Red was a regular with both the Maroons and Millers, playing in over a hundred games for both clubs. The sketchy minor league stats don’t record every campaign, but he seems to have generally batted under .300, faring better in the 1890s when he returned east. He hit .307 with Albany in ‘93 and .306 with Rochester in ‘96. By then his plate appearances were in decline, getting into only 16 games with the Browns. Red’s final season brought his pro ball career full-circle as he wrapped it up with the Johnstown/Palmyra Mormans (aka Johnnies) of a newly reconstituted NY State League in 1898, which now included Pennsylvania teams.

  • The Maroons and Millers were led by manager Moxie Hengel, the only two seasons he managed in pro ball. With Minneapolis, Moxie shared managerial duties with Sam Morton. It is said the two had a strange method, Hengel piloting the road games and Morton serving as the home field boss
  • As a rule of thumb in the 1880s series, I always designate a player’s team as that for which he is uniformed in the photograph, even if he never played for the team.

Auction History

Candy Nelson

  • Series: 1880s: Spotted Ties
  • City: New York
  • Team: Metropolitans
  • League: American Association

John W. Nelson (1849-1910) has a resumé reading like a history of baseball in New York: Brooklyn Eckfords (1867-69, '72) NY Mutuals ('70,) Troy Haymakers/Trojans ('72, '79,)  NY Metropolitans ('83-87,) NY Giants ('87) and the Brooklyn Gladiators (1890). Candy got out of the Big Apple occasionally, playing for the Indianapolis Blues in '78 and the Worcester Ruby Legs in '81, but otherwise this native of Portland, ME was a fixture in and around the city that never sleeps.
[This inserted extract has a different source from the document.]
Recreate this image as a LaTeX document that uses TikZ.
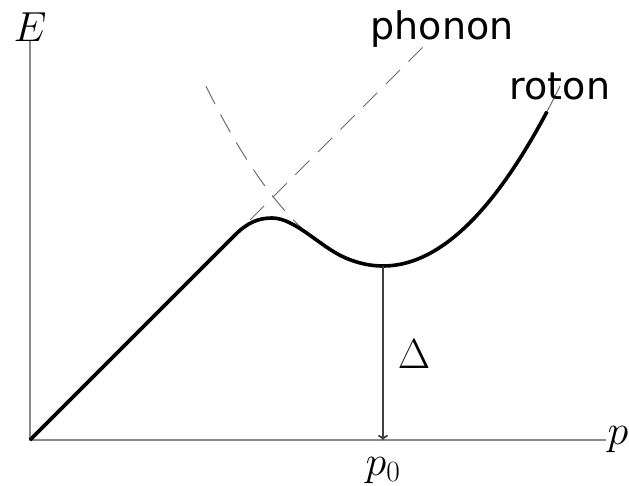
\documentclass[tikz,border=0pt]{standalone}
\usepackage{fix-cm}
\usepackage{fontspec}
\newfontfamily\dejavu{DejaVu Sans}
\usetikzlibrary{arrows.meta, positioning, calc}
\definecolor{caxis}{HTML}{8A8A8A}
\definecolor{cdash}{HTML}{6E6E6E}
\definecolor{carrow}{HTML}{404040}
\tikzset{
  axis/.style={draw=caxis, line width=1.2pt},
  guide/.style={draw=cdash, line width=1pt},
  branch/.style={draw=black, line width=3.6pt, line join=round},
  gaparrow/.style={-{To[length=5pt, width=10pt]}, draw=carrow, line width=1.8pt},
  mathlabel/.style={font=\fontsize{42}{48}\selectfont, inner sep=0pt},
  curvelabel/.style={font=\dejavu\fontsize{38}{44}\selectfont, inner sep=0pt},
}

\begin{document}
\begin{tikzpicture}[x=1pt, y=-1pt]
  \useasboundingbox (0,0) rectangle (629,486);
  % ---- axes ----
  \coordinate (origin) at (30,440);
  \coordinate (etop) at (30,40);
  \coordinate (pend) at (606,440);
  \draw[axis] (etop) -- (origin) -- (pend);
  \node[mathlabel] (elabel) at (30,27.5) {$E$};
  \node[mathlabel] (plabel) at (618,440) {$p$};
  % ---- phonon and roton guides ----
  \coordinate (phlow) at (250,220);
  \coordinate (phhigh) at (431,39);
  \draw[guide, dash pattern=on 20pt off 12pt] (phlow) -- (phhigh);
  \draw[guide, dash pattern=on 20pt off 12pt] plot[domain=206:383, samples=40] (\x, {266-((\x-383)/13.2)^2});
  \draw[guide] plot[domain=383:560, samples=40] (\x, {266-((\x-383)/13.2)^2});
  \node[curvelabel, anchor=base] (phonon) at (442,40) {phonon};
  \node[curvelabel, anchor=base] (roton) at (560,100) {roton};
  % ---- dispersion curve ----
  \coordinate (bend) at (235,235);
  \coordinate (maxon) at (272,218);
  \coordinate (joint) at (345,257.7);
  \draw[branch] (origin) -- (bend) .. controls +(12,-12) and +(-14,0) .. (maxon)
    .. controls +(23,0) and +(-25,-10.9) .. (joint)
    -- plot[domain=345:547, samples=40] (\x, {266-((\x-383)/13.2)^2});
  % ---- gap ----
  \coordinate (rotmin) at (383,266);
  \coordinate (p0axis) at (383,440);
  \draw[gaparrow] (rotmin) -- (p0axis);
  \node[mathlabel, below=17pt of p0axis] (p0) {$p_0$};
  \node[mathlabel] (gap) at (414,354) {$\Delta$};
\end{tikzpicture}
\end{document}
Candy was a right-hander who batted left and was primarily a shortstop for nine franchises in three leagues over a career that saw him become the oldest player in the American Association at age 41 with the Gladiators. That finale came in a season when three major league teams graced the pastures of Brooklyn: the NL's Bridegrooms, the Players' League Ward's Wonders and Nelson's squad. He was not the only team member to hang 'em up after the 1890 campaign. Only three Gladiators continued to play professionally and none of them after July of '91. Candy was the best hitter (and only one to hit over .300) on the '83 Metropolitans as they debuted in the AA under Jim Mutrie.
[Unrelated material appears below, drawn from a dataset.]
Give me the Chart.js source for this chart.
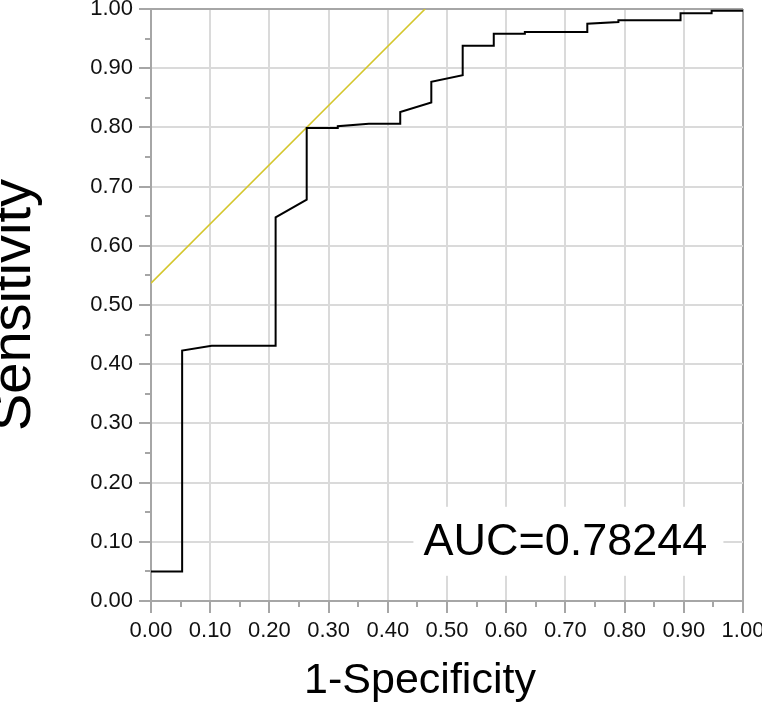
<!DOCTYPE html>
<html>
<head>
<meta charset="utf-8">
<script src="https://cdn.jsdelivr.net/npm/chart.js@4.4.1/dist/chart.umd.min.js"></script>
<style>
  html, body { margin: 0; padding: 0; background: #fff; }
  #wrap { width: 762px; height: 705px; position: relative; }
</style>
</head>
<body>
<div id="wrap"><canvas id="chart"></canvas></div>
<script>
// ROC curve vertices
const fpr = [0, 0.0526, 0.0526, 0.1025, 0.2105, 0.2105, 0.263, 0.263, 0.3155, 0.3155, 0.368, 0.421, 0.421, 0.4735, 0.4735,
             0.5265, 0.5265, 0.579, 0.579, 0.6315, 0.6315, 0.737, 0.737, 0.7895, 0.7895, 0.8945, 0.8945, 0.947, 0.947, 1.0];
const tpr = [0.05, 0.05, 0.423, 0.431, 0.431, 0.648, 0.678, 0.799, 0.799, 0.802, 0.806, 0.806, 0.826, 0.842, 0.877,
             0.888, 0.938, 0.938, 0.958, 0.958, 0.961, 0.961, 0.975, 0.978, 0.981, 0.981, 0.993, 0.993, 0.997, 0.997];

// tangent line at the best cut-off
const cutoffX = [0, 0.463];
const cutoffY = [0.537, 1.0];

const tickValues = [0, 0.1, 0.2, 0.3, 0.4, 0.5, 0.6, 0.7, 0.8, 0.9, 1.0];
const minorTickValues = [0.05, 0.15, 0.25, 0.35, 0.45, 0.55, 0.65, 0.75, 0.85, 0.95];

const xTitle = "1-Specificity";
const yTitle = "Sensitivity";
const aucLabel = "AUC=0.78244";
const aucPos = { x: 0.70, y: 0.10 };

const FONT = "'Liberation Sans', Arial, Helvetica, sans-serif";
const AXIS_GREY = "#a6a6a6";
const GRID_GREY = "#dadada";

const toPoints = (xs, ys) => xs.map((x, i) => ({ x: x, y: ys[i] }));

const minorTicks = {
    id: "minorTicks",
    afterDraw(chart) {
        const { ctx, scales: { x, y } } = chart;
        ctx.save();
        ctx.strokeStyle = AXIS_GREY;
        ctx.lineWidth = 2;
        minorTickValues.forEach((v) => {
            const px = Math.round(x.getPixelForValue(v));
            ctx.beginPath();
            ctx.moveTo(px, x.top);
            ctx.lineTo(px, x.top + 6);
            ctx.stroke();
            const py = Math.round(y.getPixelForValue(v));
            ctx.beginPath();
            ctx.moveTo(y.right - 6, py);
            ctx.lineTo(y.right, py);
            ctx.stroke();
        });
        ctx.restore();
    }
};

const aucBox = {
    id: "aucBox",
    beforeDatasetsDraw(chart) {
        const { ctx, scales: { x, y } } = chart;
        const cx = x.getPixelForValue(aucPos.x);
        const cy = y.getPixelForValue(aucPos.y);
        ctx.save();
        ctx.fillStyle = "#fff";
        ctx.fillRect(cx - 152, cy - 35, 310, 69);
        ctx.fillStyle = "#000";
        ctx.font = "45px " + FONT;
        ctx.textAlign = "center";
        ctx.textBaseline = "alphabetic";
        ctx.fillText(aucLabel, cx, cy + 13);
        ctx.restore();
    }
};

const xAxisTitle = {
    id: "xAxisTitle",
    afterDraw(chart) {
        const { ctx, chartArea } = chart;
        ctx.save();
        ctx.fillStyle = "#000";
        ctx.font = "43px " + FONT;
        ctx.textAlign = "center";
        ctx.textBaseline = "alphabetic";
        ctx.fillText(xTitle, (chartArea.left + chartArea.right) / 2 - 27, chart.height - 12);
        ctx.restore();
    }
};

const gridColor = (c) => (c.tick && c.tick.value === 1 ? AXIS_GREY : (c.tick && c.tick.value === 0 ? "rgba(0,0,0,0)" : GRID_GREY));

new Chart(document.getElementById("chart"), {
    type: "scatter",
    data: {
        datasets: [
            {
                label: "ROC",
                data: toPoints(fpr, tpr),
                showLine: true,
                borderColor: "#000",
                borderWidth: 2,
                pointRadius: 0,
                tension: 0,
                order: 1
            },
            {
                label: "Cut-off",
                data: toPoints(cutoffX, cutoffY),
                showLine: true,
                borderColor: "#d4c62c",
                borderWidth: 1.6,
                pointRadius: 0,
                tension: 0,
                order: 2
            }
        ]
    },
    options: {
        responsive: true,
        maintainAspectRatio: false,
        animation: false,
        layout: { padding: { top: 9, right: 19, left: 0, bottom: 0 } },
        plugins: {
            legend: { display: false },
            tooltip: { enabled: false }
        },
        scales: {
            x: {
                type: "linear",
                min: 0,
                max: 1,
                afterBuildTicks: (scale) => { scale.ticks = tickValues.map((v) => ({ value: v })); },
                afterFit: (scale) => {
                    scale.height = 104;
                    scale.paddingLeft = 0;
                    scale.paddingRight = 0;
                },
                border: { color: AXIS_GREY, width: 2 },
                grid: {
                    color: gridColor,
                    lineWidth: 2,
                    tickColor: AXIS_GREY,
                    tickLength: 12,
                    tickWidth: 2
                },
                ticks: {
                    color: "#111",
                    padding: 5,
                    maxRotation: 0,
                    font: { family: FONT, size: 22 },
                    callback: (v) => Number(v).toFixed(2)
                }
            },
            y: {
                type: "linear",
                min: 0,
                max: 1,
                afterBuildTicks: (scale) => { scale.ticks = tickValues.map((v) => ({ value: v })); },
                afterFit: (scale) => {
                    scale.width = 151;
                    scale.paddingTop = 0;
                    scale.paddingBottom = 0;
                },
                border: { color: AXIS_GREY, width: 2 },
                grid: {
                    color: gridColor,
                    lineWidth: 2,
                    tickColor: AXIS_GREY,
                    tickLength: 12,
                    tickWidth: 2
                },
                title: {
                    display: true,
                    text: yTitle,
                    color: "#000",
                    font: { family: FONT, size: 56, lineHeight: 1 },
                    padding: { top: -13, bottom: 0 }
                },
                ticks: {
                    color: "#111",
                    padding: 6,
                    font: { family: FONT, size: 22 },
                    callback: (v) => Number(v).toFixed(2)
                }
            }
        }
    },
    plugins: [minorTicks, aucBox, xAxisTitle]
});
</script>
</body>
</html>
  • For all nickname aficionados, Baseball-Reference has determined that there have been precisely six “Candys” in the majors, with Hall of Famer Candy Cummings having the greatest renown and Candy Maldonado being the most recent.
  • In 13 seasons, this Candy hit .253

Auction History


Old Judge Pose: 341-1

Frank Scheibeck

  • Series: Beginnings: 1880's
  • City: Detroit
  • Team: Wolverines
  • League: National League

Frank S. Scheibeck (1865-1956) enjoyed a two-decade career that began with the Duluth Freezers and ended with his hometown Tigers at age 41 in 1906. Frank had some distinguished moments over this long haul. With the Toledo Maumees of the AA in 1890, he was the league leader for shortstops in several defensive categories while hitting .282. His performance could careen up and down, however, leading to many assignments in the minors. Undoubtedly, Frank regaled his grandkids with the tale of his role in one of the greatest ninth-inning comebacks ever: a bases-loaded double that sparked his Cleveland Blues against the Washington Senators, overcoming a 13-5 deficit on May 31, 1901.
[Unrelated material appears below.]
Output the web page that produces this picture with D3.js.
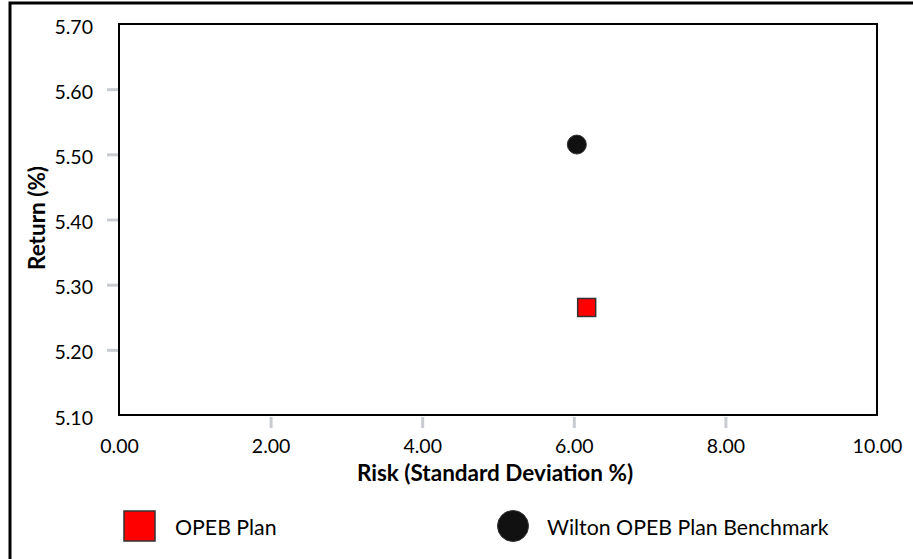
<!DOCTYPE html>
<html><head><meta charset="utf-8">
<script src="https://cdn.jsdelivr.net/npm/d3@7"></script>
<style>body{margin:0;background:#fff}svg{display:block}text{font-family:Lato,"Open Sans",sans-serif;fill:#000}</style>
</head><body>
<script>
const seriesNames = ["OPEB Plan", "Wilton OPEB Plan Benchmark"];
const riskValues = [6.17, 6.04];
const returnValues = [5.265, 5.515];
const seriesShapes = ["square", "circle"];
const seriesColors = ["#ff0000", "#111111"];
const xTicks = [0, 2, 4, 6, 8, 10];
const yTicks = [5.10, 5.20, 5.30, 5.40, 5.50, 5.60, 5.70];
const xTitle = "Risk (Standard Deviation %)";
const yTitle = "Return (%)";

const W = 913, H = 559;
const svg = d3.select("body").append("svg").attr("width", W).attr("height", H);
svg.append("rect").attr("x", 10).attr("y", 3).attr("width", 920).attr("height", 580)
  .attr("fill", "#fff").attr("stroke", "#000").attr("stroke-width", 3);

const L = 119, T = 24, R = 877, B = 415;
const x = d3.scaleLinear().domain([0, 10]).range([L, R]);
const y = d3.scaleLinear().domain([5.10, 5.70]).range([B, T]);

const tickFs = 19.5, titleFs = 22.5, legFs = 21.3;
// x axis
const xa = svg.append("g").attr("transform", `translate(0,${B})`)
  .call(d3.axisBottom(x).tickValues(xTicks).tickFormat(d3.format(".2f")).tickSize(13).tickPadding(0));
xa.select(".domain").remove();
xa.selectAll("line").attr("stroke", "#c8ccd0").attr("stroke-width", 3).attr("y1", 2);
xa.selectAll("text").style("font-size", tickFs + "px").attr("dy", null).attr("y", 38);
xa.selectAll(".tick").filter(d => d === 0 || d === 10).select("line").remove();

const ya = svg.append("g").attr("transform", `translate(${L},0)`)
  .call(d3.axisLeft(y).tickValues(yTicks).tickFormat(d3.format(".2f")).tickSize(12).tickPadding(14));
ya.select(".domain").remove();
ya.selectAll("line").attr("stroke", "#c8ccd0").attr("stroke-width", 3).attr("x1", -12).attr("x2", -1);
ya.selectAll("text").style("font-size", tickFs + "px").attr("dy", null).attr("y", 9);
ya.selectAll(".tick").filter(d => Math.abs(d - 5.1) < 1e-6 || Math.abs(d - 5.7) < 1e-6).select("line").remove();

svg.append("rect").attr("x", L).attr("y", T).attr("width", R - L).attr("height", B - T)
  .attr("fill", "none").attr("stroke", "#000").attr("stroke-width", 2);

svg.append("text").attr("x", 495).attr("y", 481).attr("text-anchor", "middle")
  .style("font-size", titleFs + "px").attr("font-weight", "bold").text(xTitle);
svg.append("text").attr("transform", `translate(45,218) rotate(-90)`).attr("text-anchor", "middle")
  .style("font-size", titleFs + "px").attr("font-weight", "bold").text(yTitle);

// points
seriesNames.forEach((n, i) => {
  const cx = x(riskValues[i]), cy = y(returnValues[i]);
  if (seriesShapes[i] === "square") {
    svg.append("rect").attr("x", cx - 9).attr("y", cy - 9).attr("width", 18).attr("height", 18)
      .attr("fill", seriesColors[i]).attr("stroke", "#333").attr("stroke-width", 1.5);
  } else {
    svg.append("circle").attr("cx", cx).attr("cy", cy).attr("r", 9.5)
      .attr("fill", seriesColors[i]).attr("stroke", "#333").attr("stroke-width", 1);
  }
});

// legend
const legX = [140, 513], legTextX = [175, 547], legY = 526;
seriesNames.forEach((n, i) => {
  if (seriesShapes[i] === "square") {
    svg.append("rect").attr("x", legX[i] - 16).attr("y", legY - 15).attr("width", 31).attr("height", 30)
      .attr("fill", seriesColors[i]).attr("stroke", "#333").attr("stroke-width", 1.5);
  } else {
    svg.append("circle").attr("cx", legX[i]).attr("cy", legY).attr("r", 15.5)
      .attr("fill", seriesColors[i]).attr("stroke", "#333").attr("stroke-width", 1);
  }
  svg.append("text").attr("x", legTextX[i]).attr("y", legY + 9).style("font-size", legFs + "px").text(n);
});
</script>
</body></html>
  • Remarkably, on April 25, 1901 in their first American League game, Detroit overcame a ten-run disadvantage, also in the bottom of the ninth versus the Brewers
  • Played for seven major-league teams from 1887-1906
  • Played for three different professional baseball teams in Detroit across three different leagues: Detroit Wolverines, NL, 1888; Detroit Tigers, WL, 1895-96; Detroit Tigers, AL, 1906.